Giuseppe Sala è stato indagato e archiviato. Il tutto in gran segreto, durante il periodo di tregua armata tra Procura e società Expo, dichiarata per “senso di responsabilità” dal procuratore generale Edmondo Bruti Liberati su richiesta del premier Matteo Renzi. La pressione della magistratura, si diceva tra le righe, avrebbe potuto compromettere la buona riuscita dell’evento. Anche il nome di mister Expo, quindi, è finito tra i fascicoli della Procura. Anche l’uomo che pareva fuori da ogni sospetto è stato toccato dalla giustizia. E per motivi connessi alla trasparenza della sua amministrazione.
La notizia filtra da Palazzo di Giustizia il giorno dopo la pubblicazione del “preconsuntivo di bilancio”, un primo, attesissimo conto economico di entrate e uscite della società. Un documento richiesto a gran voce in nome della trasparenza, in particolare da uno dei competitor di Sala come candidato sindaco per Milano: Pierfrancesco Majorino.
Il risultato dice alla voce ricavi 736 milioni di euro, costi di gestione 721 milioni. Il che dà un ricavo netto di 14,2 milioni. Il dato però esclude dal computo i bilanci del passato, così come non tiene conto dell’assottigliarsi del bilancio, passato da 46,78 milioni ad appunto 14,2 milioni.

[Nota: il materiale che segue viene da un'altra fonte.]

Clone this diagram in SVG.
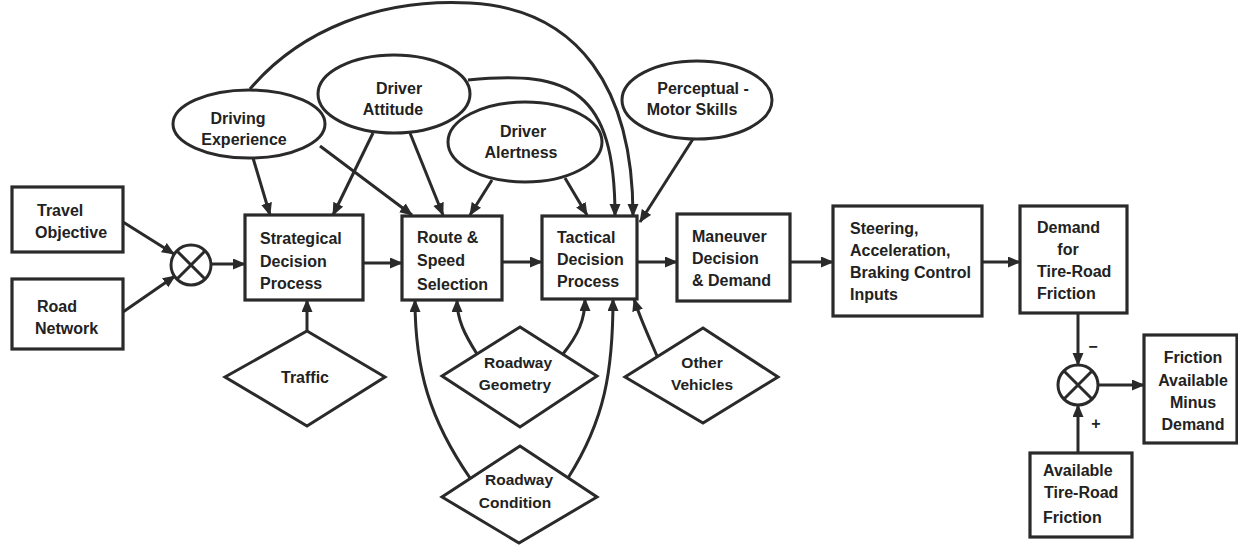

Sala durante la sua presentazione al Teatro Strelher di Milano ha promesso una città trasparente e una salda alleanza con l’Autorità anticorruzione guidata da Raffaele Cantone. Ma la trasperanza sul dopo evento non è proprio di casa. Almeno non fino a ora.
Anche il fascicolo in Procura a carico di Giuseppe Sala è legato proprio a un deficit di trasparenza. L’episodio sotto indagine è legato all’appalto dato a Eataly, la società di Oscar Farinetti, per la gestione dei ristoranti del decumano. Affidata senza appalto e con un margine di profitto esagerato per Farinetti: Expo ha detratto a Eataly i costi delle celle frigorifere (50mila euro) e ha chiesto solo il 5 per cento di royalties sul volume d’affari, contro il canonico 12. Già l’Anac di Raffaele Cantone si era accorta della particolarità dell’appalto, chiedendo a Expo delle spiegazioni aggiuntive. Il gip Claudio Castelli il 12 gennaio ha firmato l’archiviazione perché la decisione di affidare l’appalto senza gara per ragioni tecniche e tempi contingentati, seppur opinabile, “rientra pienamente nella discrezionalità amministrativa”.

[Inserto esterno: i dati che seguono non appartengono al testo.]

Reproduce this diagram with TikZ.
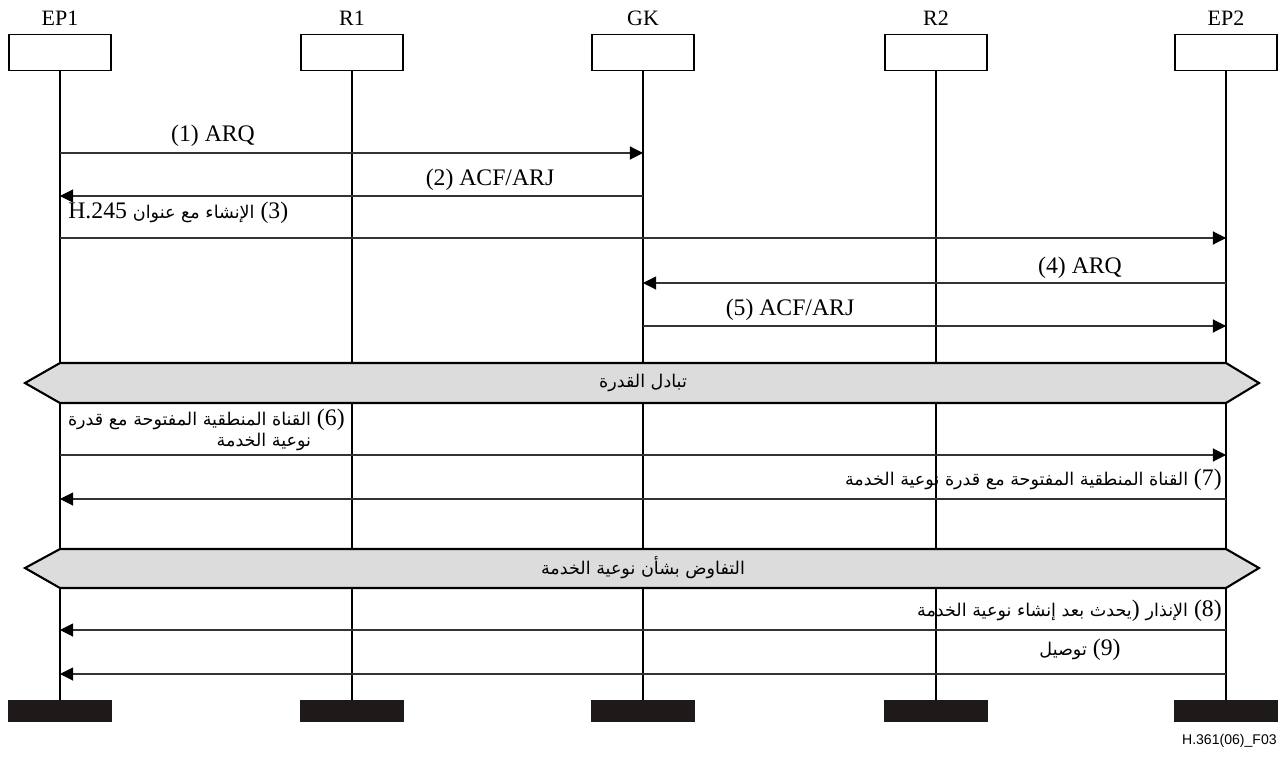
\documentclass[tikz,border=0pt]{standalone}
\usepackage{fontspec}
\setmainfont{Liberation Serif}
\newfontfamily\arabicfont[Script=Arabic]{DejaVu Sans}
\newfontfamily\figfont{Liberation Sans}
\TeXXeTstate=1
\usetikzlibrary{arrows.meta}
\definecolor{bandgray}{HTML}{DCDCDC}
\definecolor{barblack}{HTML}{1E1A1A}
\newcommand{\artxt}[1]{{\arabicfont\fontsize{10}{12}\selectfont\beginR #1\endR}}

\begin{document}
\begin{tikzpicture}[
		x=0.02cm,
		y=-0.02cm,
		line join=miter,
		entity/.style={draw,line width=0.9pt,minimum width=2.04cm,minimum height=0.72cm,inner sep=0pt},
		endbar/.style={fill=barblack,minimum width=2.08cm,minimum height=0.44cm,inner sep=0pt},
		lname/.style={font=\fontsize{12.5}{14}\selectfont,inner sep=0pt},
		life/.style={line width=0.6pt},
		msg/.style={line width=0.6pt,draw=black!80,-{Triangle[length=7.5pt,width=7.5pt,color=black]}},
		msglbl/.style={font=\fontsize{13.5}{15}\selectfont,inner sep=0pt},
		band/.style={draw,line width=1.2pt,fill=bandgray},
		bandlbl/.style={inner sep=0pt}
	]
	
	\useasboundingbox (0,0) rectangle (1285,771);
	
	% Entities, lifelines and end bars
	\foreach \nm/\x in {EP1/60,R1/352,GK/643,R2/936,EP2/1226} {
		\node[lname] (lab\nm) at (\x,18) {\nm};
		\node[entity] (box\nm) at (\x,52.5) {};
		\node[endbar] (end\nm) at (\x,711) {};
		\draw[life] (box\nm) -- (end\nm);
	}
	
	% Admission and setup
	\draw[msg] (boxEP1 |- 0,153) -- (boxGK |- 0,153);
	\node[msglbl] (t1) at (213,136) {(1) ARQ};
	
	\draw[msg] (boxGK |- 0,196) -- (boxEP1 |- 0,196);
	\node[msglbl] (t2) at (490,180) {(2) ACF/ARJ};
	
	\draw[msg] (boxEP1 |- 0,238) -- (boxEP2 |- 0,238);
	\node[msglbl,anchor=west] (t3) at (68,213) {H.245 \artxt{الإنشاء مع عنوان} (3)};
	
	\draw[msg] (boxEP2 |- 0,283) -- (boxGK |- 0,283);
	\node[msglbl] (t4) at (1080,268) {(4) ARQ};
	
	\draw[msg] (boxGK |- 0,326) -- (boxEP2 |- 0,326);
	\node[msglbl] (t5) at (790,310) {(5) ACF/ARJ};
	
	% Capability exchange
	\draw[band] (25,383) -- (60,363) -- (1226,363) -- (1259,383) -- (1226,403) -- (60,403) -- cycle;
	\node[bandlbl] (cap1) at (643,383) {\artxt{تبادل القدرة}};
	
	% Logical channels
	\draw[msg] (boxEP1 |- 0,455) -- (boxEP2 |- 0,455);
	\node[msglbl,anchor=east,align=right] (t6) at (345,430)
	{\artxt{القناة المنطقية المفتوحة مع قدرة} (6)\\[-3pt] \artxt{نوعية الخدمة}\phantom{ (6)}};
	
	\draw[msg] (boxEP2 |- 0,499) -- (boxEP1 |- 0,499);
	\node[msglbl,anchor=east] (t7) at (1222,480) {\artxt{القناة المنطقية المفتوحة مع قدرة نوعية الخدمة} (7)};
	
	% QoS negotiation
	\draw[band] (25,568) -- (60,549) -- (1226,549) -- (1259,568) -- (1226,588) -- (60,588) -- cycle;
	\node[bandlbl] (cap2) at (643,568) {\artxt{التفاوض بشأن نوعية الخدمة}};
	
	\draw[msg] (boxEP2 |- 0,630) -- (boxEP1 |- 0,630);
	\node[msglbl,anchor=east] (t8) at (1222,611) {\artxt{يحدث بعد إنشاء نوعية الخدمة}\hbox{)} \artxt{الإنذار} (8)};
	
	\draw[msg] (boxEP2 |- 0,674) -- (boxEP1 |- 0,674);
	\node[msglbl] (t9) at (1080,650) {\artxt{توصيل} (9)};
	
	% Figure id
	\node[anchor=east,font=\figfont\fontsize{8}{10}\selectfont,inner sep=0pt] (figid) at (1277,741) {H.361(06)\_F03};
	
\end{tikzpicture}
\end{document}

C’è un altro caso di trasparenza non pervenuta nei vertici dirigenziali di Expo. Lo ha svelato l’Espresso, in un’inchiesta dell’agosto 2015. Protagonista è Piero Galli, “direttore generale della divisione vendite, marketing e gestione dell’evento”, come si legge su sito di Expo. All’anagrafe fa “Pietro”, con una “t” volontariamente espunta per ripulire il suo casellario giudiziario, afferma il settimanale. Infatti nel 2005 Galli ha subìto una condanna definitiva per bancarotta fraudolenta di Digitalia, azienda del gruppo Cameli-Gerolimich. Secondo la Cassazione, cita l’Espresso, “Galli e un altro manager hanno svuotato le casse dell’azienda per favorire un superiore, titolare di una società collegata: Digitalia le ha venduto un ricco brevetto ‘a prezzo vile’, le ha concesso ‘finanziamenti senza interessi’ e ne ha comprato il 60 per cento ‘con sopravvalutazione del prezzo’”.
Galli è un uomo di Sala. L’ad di Expo l’ha difeso non solo perché un capo non molla un suo dipendente, ma anche per motivi personali. Basta rileggere la biografia del candidato sindaco. Come scrive lui stesso nel suo cv, Sala da gennaio 2007 a dicembre 2008 è presidente di Medhelan Management&Finance, una società di consulenza. Un quinto delle azioni della società appartengono alla Bain&Company Italia, proprio la società dove all’epoca Galli è un alto dirigente.